Zrinka Vrabec Mojzeš: : During the 1990s, and even after the year 2000, intimidations, threatening phone calls, and public lynch call-outs were commonplace in the state-run media. During the demonstrations in 1996 supporting Radio 101, when Tudjman’s reign was threatened for the first time, every day I received a note containing threats directed at me and my family, signed by the “Knights of Pakracka valley”. They were war criminals that killed many people during the war, and were never prosecuted. The Radio 101 attorney handed these notes to the police, and I alerted the Security agencies (headed by no less than the son of Franjo Tudjman), underlining that if anything were to happen to anyone from Radio 101, they would be held responsible.

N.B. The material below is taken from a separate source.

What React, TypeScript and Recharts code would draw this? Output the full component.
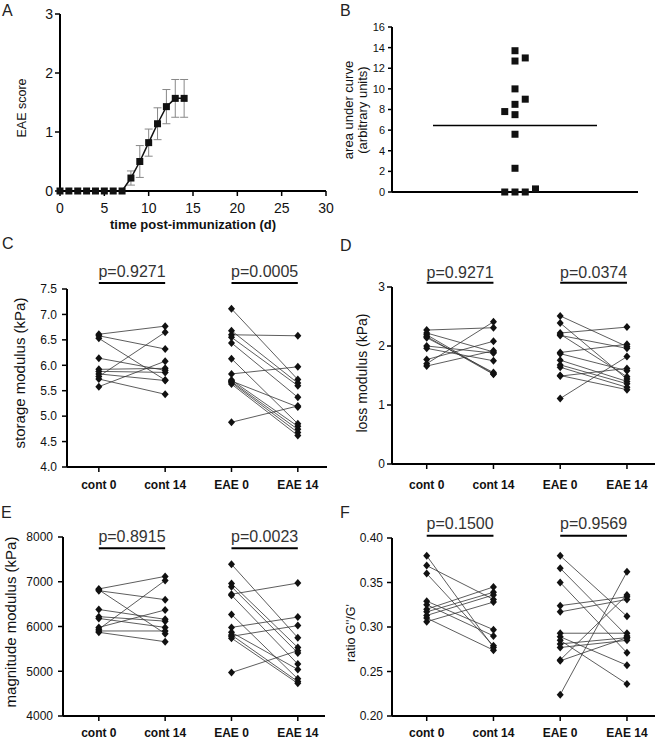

I’m not sure whether it was the international pressure that made them protect us, but after that, this type of intimidation stopped. I remember the TV show Latinica being broadcast in 2005 with the subject of Tudjman’s heritage. For days after that episode my colleagues and I received threats by phone, mail, letters, including threats directed at my children. The secretary managed to write down the number the threats were coming from and we alerted the police, so the state attorney’s office had to react by duty. The man was found and indicted, but since the further trial process was up to me, I opted out of it. Of course, reactions from the international public and institutions, our journalistic circles and SEEMO made a great effect for the creation of enough pressure to make state officials do something about this.

SEEMO: Were your cases prosecuted by the legal system, and were they resolved? Were the perpetrators ever found and convicted?

Zrinka Vrabec Mojzeš: As I’ve mentioned, there was no trial, but the threats kept coming. Only in a few cases in Croatia (Helena Puljiz, for example, who was pressurized by secret services) has there been a conviction, and even then, it was ten years too late. Still, those that masterminded the physical attacks on some of my colleagues were never found or prosecuted.

SEEMO: How did you take this on a personal level? Has it impacted your life?

Zrinka Vrabec Mojzeš: It is a very inconvenient situation. I wouldn’t say I was afraid for myself, because I made the willing decision to fight against criminal privatizations, undemocratic regimes and media freedom violations. But I was afraid for my family and my children, who were exposed to many kinds of “silent” bullying in school for a long time. Of course, they are not to blame for their parents’ actions, who should have a certain sense of responsibility towards their own public acting. In some sense, you’re dragging your children into a space they do not belong in.

SEEMO: Do you have any advice for journalists who experience, threats, attacks, pressure and censorship? What should they do?

Zrinka Vrabec Mojzeš: Journalists should absolutely go to legal institutions which, at least formally, have to react. They also must address their journalistic association, as well as all international organizations that deal with the protection of journalists and media freedom. They should speak out to the public as well. The solidarity of the public is probably the best protection, because then you cannot be suddenly “eaten by the dark”.

SEEMO: How does one protect oneself from these forms of attack?

Brankica Stanković: The rule is that for every piece of information we publish, we have to have evidence. When you put things that way, sources are important in the sense of hearing about something, and then investigating and proving that by yourself. We always have official confirmation for our information, we don’t just rely on sources.

SEEMO: Have the reactions of SEEMO been significant to you in any way?

Zrinka Vrabec Mojzeš: Of course, any journalist that experiences threats finds SEEMO reactions to be significant, because they force state institutions to do their job, and it engages the public about truthful information. Journalists have done a great deal of work in investigating corruption on the highest levels, which has resulted in verdicts being handed to some very prominent government officials in Croatia, among them former Prime Minister Ivo Sanader. Because of this, the role of journalists, especially investigative journalists, is still a dangerous one, even though less and less in time. It makes a huge impact on the development of democracy and its institutions, even in countries that have formally fulfilled the basic standards of rule of law and human rights.